In the material below, please retype the lines from the very first through the one with "return (H - B - p) / ph", exactly and without pictures.

****

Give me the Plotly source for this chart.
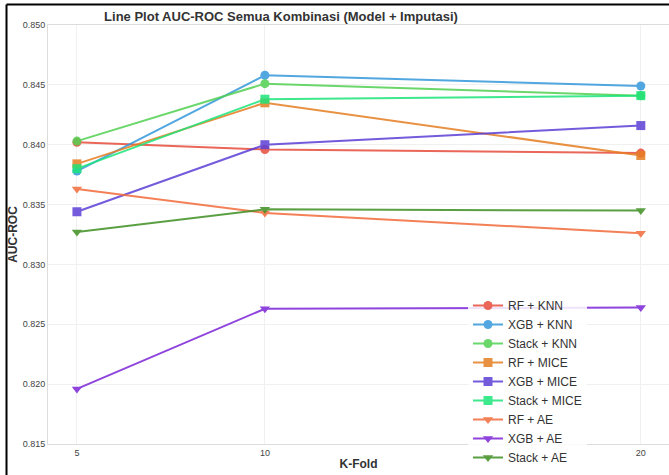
import plotly.graph_objects as go

k_folds = [5, 10, 20]

series_names = ["RF + KNN", "XGB + KNN", "Stack + KNN",
                "RF + MICE", "XGB + MICE", "Stack + MICE",
                "RF + AE", "XGB + AE", "Stack + AE"]

rf_knn = [0.8402, 0.8396, 0.8393]
xgb_knn = [0.8378, 0.8458, 0.8449]
stack_knn = [0.8403, 0.8451, 0.8441]
rf_mice = [0.8384, 0.8435, 0.8391]
xgb_mice = [0.8344, 0.8400, 0.8416]
stack_mice = [0.8380, 0.8438, 0.8441]
rf_ae = [0.8363, 0.8343, 0.8326]
xgb_ae = [0.8196, 0.8263, 0.8264]
stack_ae = [0.8327, 0.8346, 0.8345]

all_values = [rf_knn, xgb_knn, stack_knn, rf_mice, xgb_mice, stack_mice,
              rf_ae, xgb_ae, stack_ae]

colors = ["#e74c3c", "#3498db", "#52d152",
          "#e67e22", "#5b3fd6", "#1de57a",
          "#f26b3a", "#7b24d8", "#3f8f23"]
symbols = ["circle", "circle", "circle",
           "square", "square", "square",
           "triangle-down", "triangle-down", "triangle-down"]

y_ticks = [0.815, 0.820, 0.825, 0.830, 0.835, 0.840, 0.845, 0.850]

FONT = "Liberation Sans, Arial, sans-serif"

fig = go.Figure()
for name, vals, col, sym in zip(series_names, all_values, colors, symbols):
    fig.add_trace(go.Scatter(
        x=k_folds, y=vals, mode="lines+markers", name=name,
        line=dict(color=col, width=2),
        marker=dict(color=col, symbol=sym, size=9),
        opacity=0.85,
    ))

W, H = 669, 475
L, R, T, B = 48, 0, 25, 31
pw, ph = W - L - R, H - T - B

def px_x(p):
    return (p - L) / pw

def px_y(p):
    return (H - B - p) / ph

fig.update_layout(
    width=W, height=H,
    margin=dict(l=L, r=R, t=T, b=B, autoexpand=False),
    paper_bgcolor="white", plot_bgcolor="white",
    font=dict(family=FONT, color="#444"),
    title=dict(text="<b>Line Plot AUC-ROC Semua Kombinasi (Model + Imputasi)</b>",
               x=px_x(281), xref="paper", xanchor="center",
               y=1 - 16 / H, yanchor="middle",
               font=dict(size=13, color="#333", family=FONT)),
    xaxis=dict(range=[4.23, 20.75], tickvals=k_folds, ticktext=[str(k) for k in k_folds],
               showgrid=True, gridcolor="#f0f0f0", showline=True, linecolor="#dcdcdc",
               mirror=True, zeroline=False, tickfont=dict(size=9, color="#444"),
               automargin=False,
               title=dict(text="<b>K-Fold</b>", font=dict(size=12, color="#333"), standoff=2)),
    yaxis=dict(range=[0.815, 0.850], tickvals=y_ticks, tickformat=".3f",
               showgrid=True, gridcolor="#f0f0f0", showline=True, linecolor="#dcdcdc",
               mirror=True, zeroline=False, tickfont=dict(size=9, color="#444"),
               automargin=False,
               title=dict(text="<b>AUC-ROC</b>", font=dict(size=12, color="#333"), standoff=2)),
    legend=dict(x=px_x(468), xanchor="left", y=px_y(472), yanchor="bottom",
                bgcolor="rgba(255,255,255,0.85)", font=dict(size=12, color="#333"),
                tracegroupgap=0),
    showlegend=True,
)

# screenshot frame lines
fig.add_shape(type="line", xref="paper", yref="paper",
              x0=px_x(6.5), x1=px_x(W), y0=px_y(4.5), y1=px_y(4.5),
              line=dict(color="black", width=2))
fig.add_shape(type="line", xref="paper", yref="paper",
              x0=px_x(6.5), x1=px_x(6.5), y0=px_y(4.5), y1=px_y(H),
              line=dict(color="black", width=2))

fig.write_html("out.html", config={"displayModeBar": False},
               post_script="document.body.style.margin='0';")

****

* [Result of the task]:
Give me the Plotly source for this chart.
import plotly.graph_objects as go

k_folds = [5, 10, 20]

series_names = ["RF + KNN", "XGB + KNN", "Stack + KNN",
                "RF + MICE", "XGB + MICE", "Stack + MICE",
                "RF + AE", "XGB + AE", "Stack + AE"]

rf_knn = [0.8402, 0.8396, 0.8393]
xgb_knn = [0.8378, 0.8458, 0.8449]
stack_knn = [0.8403, 0.8451, 0.8441]
rf_mice = [0.8384, 0.8435, 0.8391]
xgb_mice = [0.8344, 0.8400, 0.8416]
stack_mice = [0.8380, 0.8438, 0.8441]
rf_ae = [0.8363, 0.8343, 0.8326]
xgb_ae = [0.8196, 0.8263, 0.8264]
stack_ae = [0.8327, 0.8346, 0.8345]

all_values = [rf_knn, xgb_knn, stack_knn, rf_mice, xgb_mice, stack_mice,
              rf_ae, xgb_ae, stack_ae]

colors = ["#e74c3c", "#3498db", "#52d152",
          "#e67e22", "#5b3fd6", "#1de57a",
          "#f26b3a", "#7b24d8", "#3f8f23"]
symbols = ["circle", "circle", "circle",
           "square", "square", "square",
           "triangle-down", "triangle-down", "triangle-down"]

y_ticks = [0.815, 0.820, 0.825, 0.830, 0.835, 0.840, 0.845, 0.850]

FONT = "Liberation Sans, Arial, sans-serif"

fig = go.Figure()
for name, vals, col, sym in zip(series_names, all_values, colors, symbols):
    fig.add_trace(go.Scatter(
        x=k_folds, y=vals, mode="lines+markers", name=name,
        line=dict(color=col, width=2),
        marker=dict(color=col, symbol=sym, size=9),
        opacity=0.85,
    ))

W, H = 669, 475
L, R, T, B = 48, 0, 25, 31
pw, ph = W - L - R, H - T - B

def px_x(p):
    return (p - L) / pw

def px_y(p):
    return (H - B - p) / ph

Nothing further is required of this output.